In many cases the immigration officer fails to follow procedures and respect substantive rights, which would render the refusal unlawful and thus grant the right to enter South Africa.


Magistrates Court litigation on criminal detention and charges relating to immigration laws

The Department of Home Affairs has the right to charge foreign persons or locals, where applicable, in terms of section 49 of the Immigration Act.

In some cases, the said Department will alone, or engage with the Police, and effect an arrest with a view to charging someone with a criminal offence in terms of the Immigration Act.

If a foreigner is charged criminally, bail may become an issue to secure the immediate release of the accused person and there are times where the prosecution will simply oppose bail because he or she is a foreigner with doubtful paperwork. The law should not discriminate against foreigners in this regard but regrettably the State often opposes bail since they consider the foreigner to be a flight risk. This is not so.
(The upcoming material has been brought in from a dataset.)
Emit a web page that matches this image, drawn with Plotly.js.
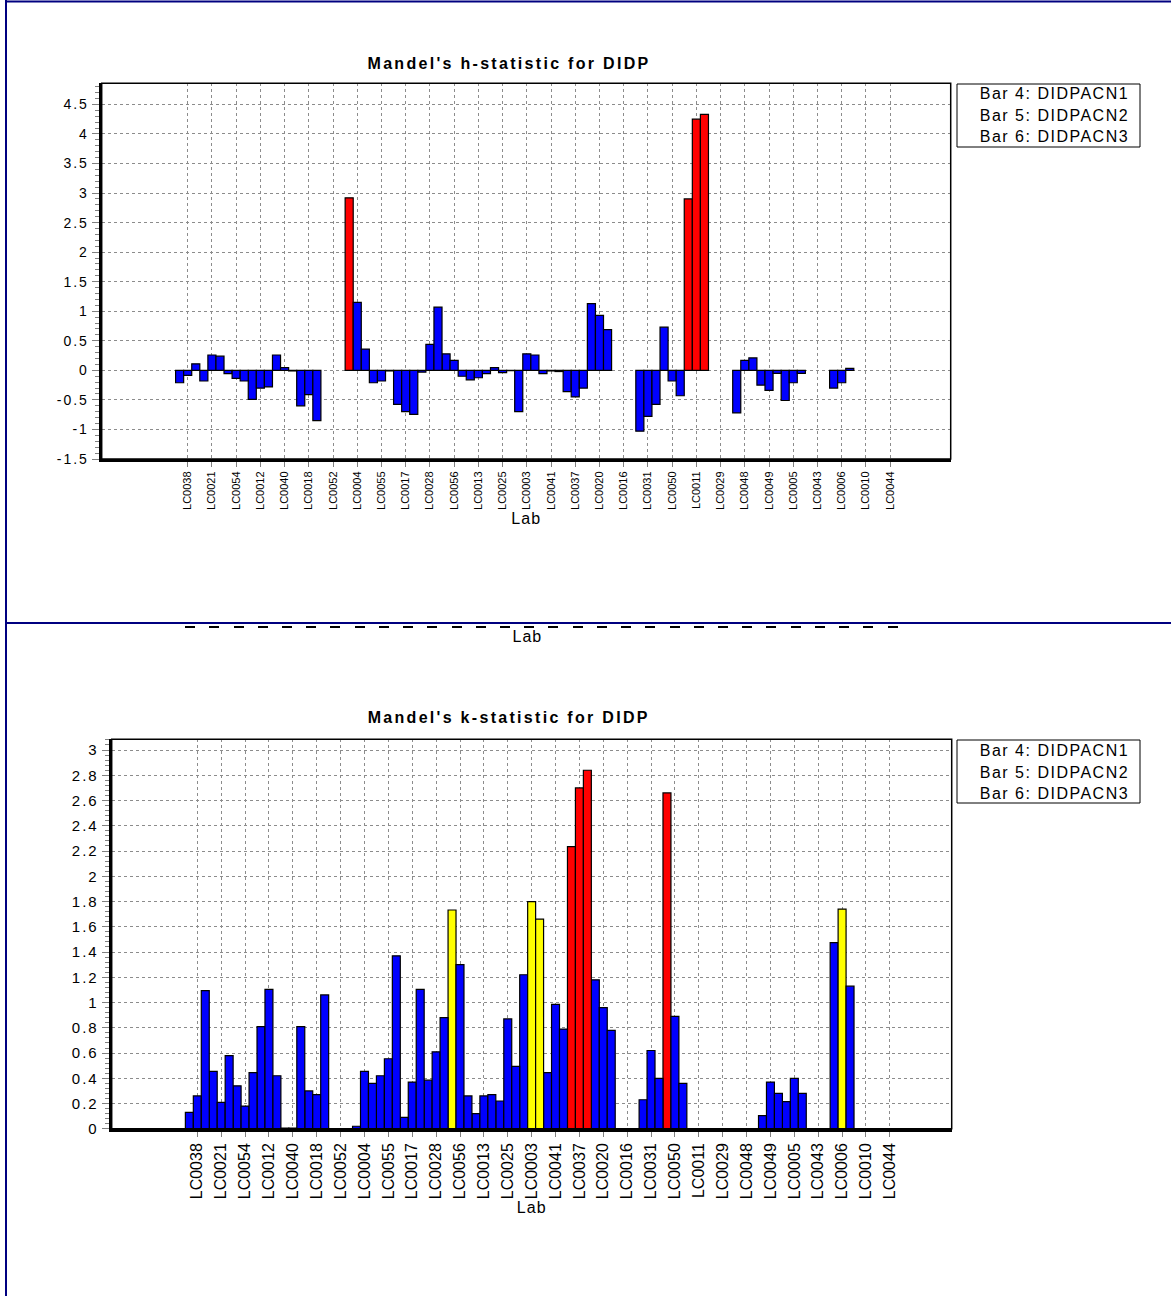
<!DOCTYPE html>
<html>
<head>
<meta charset="utf-8">
<script src="https://cdn.plot.ly/plotly-3.0.1.min.js"></script>
<style>
  html, body { margin: 0; padding: 0; background: #ffffff; }
  #chart { width: 1171px; height: 1296px; }
  .gtitle { letter-spacing: 2.3px; }
  g.annotation[data-index="0"] text { letter-spacing: 2.3px; }
  g.annotation[data-index="1"] text, g.annotation[data-index="2"] text, g.annotation[data-index="3"] text,
  g.annotation[data-index="4"] text, g.annotation[data-index="5"] text, g.annotation[data-index="6"] text { letter-spacing: 1.5px; }
  g.annotation[data-index="7"] text { letter-spacing: 1px; }
  g.ytick text, g.y2tick text { letter-spacing: 2px; }
  .xtitle, .x2title { letter-spacing: 1px; }
</style>
</head>
<body>
<div id="chart"></div>
<script>
// ---------- data ----------
const labs = ["LC0038","LC0021","LC0054","LC0012","LC0040","LC0018","LC0052","LC0004","LC0055","LC0017",
              "LC0028","LC0056","LC0013","LC0025","LC0003","LC0041","LC0037","LC0020","LC0016","LC0031",
              "LC0050","LC0011","LC0029","LC0048","LC0049","LC0005","LC0043","LC0006","LC0010","LC0044"];
const seriesNames = ["Bar 4: DIDPACN1", "Bar 5: DIDPACN2", "Bar 6: DIDPACN3"];

// Mandel's h-statistic
const hBar4 = [-0.21,-0.18,-0.055,-0.49,0.26,-0.60,null,2.92,-0.21,-0.575,
               -0.03,0.28,-0.16,0.045,-0.70,-0.055,-0.36,1.13,null,-1.03,
               0.73,2.90,null,-0.72,-0.25,-0.51,null,-0.30,null,null];
const hBar5 = [-0.085,0.26,-0.135,-0.30,0.045,-0.41,null,1.15,-0.18,-0.70,
               0.44,0.17,-0.125,-0.04,0.28,-0.01,-0.45,0.93,null,-0.78,
               -0.18,4.25,null,0.17,-0.34,-0.21,null,-0.21,null,null];
const hBar6 = [0.11,0.24,-0.18,-0.28,-0.01,-0.85,null,0.36,-0.01,-0.745,
               1.07,-0.10,-0.055,-0.005,0.26,-0.02,-0.30,0.69,null,-0.575,
               -0.43,4.33,null,0.21,-0.05,-0.05,null,0.035,null,null];

// Mandel's k-statistic
const kBar4 = [0.13,0.455,0.34,0.81,0.005,0.30,null,0.02,0.42,0.09,
               0.385,1.733,0.12,0.22,1.22,0.445,2.235,1.18,null,0.23,
               2.66,null,null,null,0.105,0.215,null,1.475,null,null];
const kBar5 = [0.26,0.21,0.18,1.105,0.005,0.27,null,0.455,0.555,0.37,
               0.61,1.30,0.26,0.87,1.80,0.985,2.70,0.96,null,0.62,
               0.89,null,null,null,0.37,0.40,null,1.74,null,null];
const kBar6 = [1.095,0.58,0.445,0.42,0.81,1.06,null,0.36,1.37,1.105,
               0.88,0.26,0.27,0.495,1.66,0.79,2.84,0.78,null,0.40,
               0.36,null,null,null,0.28,0.28,null,1.13,null,null];

// critical values used for colouring
const hCrit1 = 2.5;
const kCrit5 = 1.55;
const kCrit1 = 2.0;

// axis ticks
const hTicks = [-1.5,-1,-0.5,0,0.5,1,1.5,2,2.5,3,3.5,4,4.5];
const kTicks = [0,0.2,0.4,0.6,0.8,1,1.2,1.4,1.6,1.8,2,2.2,2.4,2.6,2.8,3];

const hTitle = "Mandel's h-statistic for DIDP";
const kTitle = "Mandel's k-statistic for DIDP";
const xTitle = "Lab";

// ---------- styling ----------
const W = 1171, H = 1296;
const px = v => v / W;
const py = v => 1 - v / H;
const FONT = "'Liberation Sans', Arial, sans-serif";
const BLUE = "#0000FF", RED = "#FF0000", YELLOW = "#FFFF00";
const colH = v => (v !== null && Math.abs(v) > hCrit1) ? RED : BLUE;
const colK = v => (v === null) ? BLUE : (v > kCrit1 ? RED : (v > kCrit5 ? YELLOW : BLUE));

function barTrace(vals, name, colFn, xa, ya) {
  return {
    type: "bar", x: labs, y: vals, name: name, xaxis: xa, yaxis: ya,
    marker: { color: vals.map(colFn), line: { color: "#000000", width: 1.2 } },
    showlegend: false, hoverinfo: "x+y"
  };
}

const data = [
  barTrace(hBar4, seriesNames[0], colH, "x", "y"),
  barTrace(hBar5, seriesNames[1], colH, "x", "y"),
  barTrace(hBar6, seriesNames[2], colH, "x", "y"),
  barTrace(kBar4, seriesNames[0], colK, "x2", "y2"),
  barTrace(kBar5, seriesNames[1], colK, "x2", "y2"),
  barTrace(kBar6, seriesNames[2], colK, "x2", "y2"),
  { type: "scatter", mode: "markers", x: labs, y: labs.map(() => null),
    xaxis: "x3", yaxis: "y3", showlegend: false, hoverinfo: "skip" }
];

const gridStyle = { showgrid: true, gridcolor: "#8c8c8c", griddash: "dot", gridwidth: 1 };

function xAxis(domain, range, anchor, fsize) {
  return Object.assign({
    domain: domain, anchor: anchor, type: "category",
    categoryorder: "array", categoryarray: labs, range: range,
    ticks: "outside", ticklen: 5, tickwidth: 1, tickcolor: "#808080",
    tickangle: -90, tickfont: { family: FONT, size: fsize, color: "#000" },
    showline: true, linecolor: "#000", linewidth: 3, zeroline: false,
    title: { text: xTitle, font: { family: FONT, size: 16, color: "#000" }, standoff: 1 },
    fixedrange: true
  }, gridStyle);
}

function yAxis(domain, range, anchor, tv, minorD, fsize) {
  return Object.assign({
    domain: domain, anchor: anchor, range: range,
    tickmode: "array", tickvals: tv, ticktext: tv.map(v => String(v)),
    ticks: "outside", ticklen: 7, tickwidth: 1, tickcolor: "#808080",
    minor: { tickmode: "linear", tick0: 0, dtick: minorD, ticks: "outside", ticklen: 4, tickcolor: "#808080", showgrid: false },
    tickfont: { family: FONT, size: fsize, color: "#000" },
    showline: true, linecolor: "#000", linewidth: 3, zeroline: false,
    fixedrange: true
  }, gridStyle);
}

const topX = [px(101.7), px(950.7)];
const topY = [py(459), py(83.3)];
const botX = [px(111.7), px(951.7)];
const botY = [py(1128.8), py(739.3)];

const annotations = [
  { text: kTitle, xref: "paper", yref: "paper", x: px(509), y: py(717), xanchor: "center", yanchor: "middle",
    showarrow: false, font: { family: FONT, size: 16, color: "#000", weight: "bold" } }
];
const legendRows = [[94, 115, 136], [750, 772, 794]];
legendRows.forEach(rows => {
  rows.forEach((yy, i) => {
    annotations.push({ text: seriesNames[i], xref: "paper", yref: "paper", x: px(1054), y: py(yy),
      xanchor: "center", yanchor: "middle", showarrow: false,
      font: { family: FONT, size: 16, color: "#000" } });
  });
});
annotations.push({ text: xTitle, xref: "paper", yref: "paper", x: px(527), y: py(636), xanchor: "center", yanchor: "middle",
  showarrow: false, font: { family: FONT, size: 16, color: "#000" } });

const NAVY = "#000080";
const shapes = [
  { type: "line", xref: "paper", yref: "paper", x0: px(6), x1: px(6), y0: 0, y1: 1, line: { color: NAVY, width: 2 } },
  { type: "line", xref: "paper", yref: "paper", x0: px(6), x1: 1, y0: py(1.5), y1: py(1.5), line: { color: NAVY, width: 2 } },
  { type: "line", xref: "paper", yref: "paper", x0: px(6), x1: 1, y0: py(623), y1: py(623), line: { color: NAVY, width: 2 } },
  { type: "rect", xref: "x domain", yref: "y domain", x0: 0, x1: 1, y0: 0, y1: 1, line: { color: "#000", width: 1.5 }, layer: "above" },
  { type: "rect", xref: "x2 domain", yref: "y2 domain", x0: 0, x1: 1, y0: 0, y1: 1, line: { color: "#000", width: 1.5 }, layer: "above" },
  { type: "rect", xref: "paper", yref: "paper", x0: px(957), x1: px(1140), y0: py(147), y1: py(84), line: { color: "#000", width: 1 }, fillcolor: "#fff" },
  { type: "rect", xref: "paper", yref: "paper", x0: px(957), x1: px(1140), y0: py(803), y1: py(740), line: { color: "#000", width: 1 }, fillcolor: "#fff" }
];

const layout = {
  width: W, height: H,
  margin: { l: 0, r: 0, t: 0, b: 0, pad: 0 },
  paper_bgcolor: "#ffffff", plot_bgcolor: "#ffffff",
  font: { family: FONT, color: "#000" },
  barmode: "group", bargap: 0, bargroupgap: 0,
  showlegend: false,
  title: { text: hTitle, xref: "paper", yref: "paper", x: px(509), y: py(63.5), xanchor: "center", yanchor: "middle",
           font: { family: FONT, size: 16, color: "#000", weight: "bold" } },
  xaxis: xAxis(topX, [-3.55, 31.5], "y", 11),
  yaxis: yAxis(topY, [-1.5, 4.857], "x", hTicks, 0.1, 14),
  xaxis2: xAxis(botX, [-3.585, 31.59], "y2", 16),
  yaxis2: yAxis(botY, [0, 3.085], "x2", kTicks, 0.04, 15),
  xaxis3: { domain: topX, anchor: "y3", type: "category", categoryorder: "array", categoryarray: labs,
            range: [-3.65, 31.4], showgrid: false, showline: false, zeroline: false,
            ticks: "outside", ticklen: 2, tickwidth: 10, tickcolor: "#000", showticklabels: false, fixedrange: true },
  yaxis3: { domain: [py(624.5), py(623.5)], anchor: "x3", visible: false, fixedrange: true },
  annotations: annotations,
  shapes: shapes
};

Plotly.newPlot("chart", data, layout, { displayModeBar: false, staticPlot: true });
</script>
</body>
</html>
Our immigration lawyers who are briefed are called upon to secure the release of the accused person and uphold their rights in any criminal proceedings.

Constitutional Litigation – High Court litigation to challenge constitutionality of immigration laws

It is no secret that our immigration laws are quite often in conflict with the Constitution and many foreigners find themselves subjected to visa or permit refusals or unwanted enforcement conduct that falls foul of the Constitution.

We are experienced in all constitutional challenges that may impact on the rights of foreign persons.

The reality is that if any conduct or law is in conflict with our Constitution, such aggrieved foreigner person can assert his or her fundamental rights and challenge domestic laws or conduct that fall foul of our Constitution to have it set aside on the basis that such law or conduct is considered unacceptable in a free and democratic society and be set aside.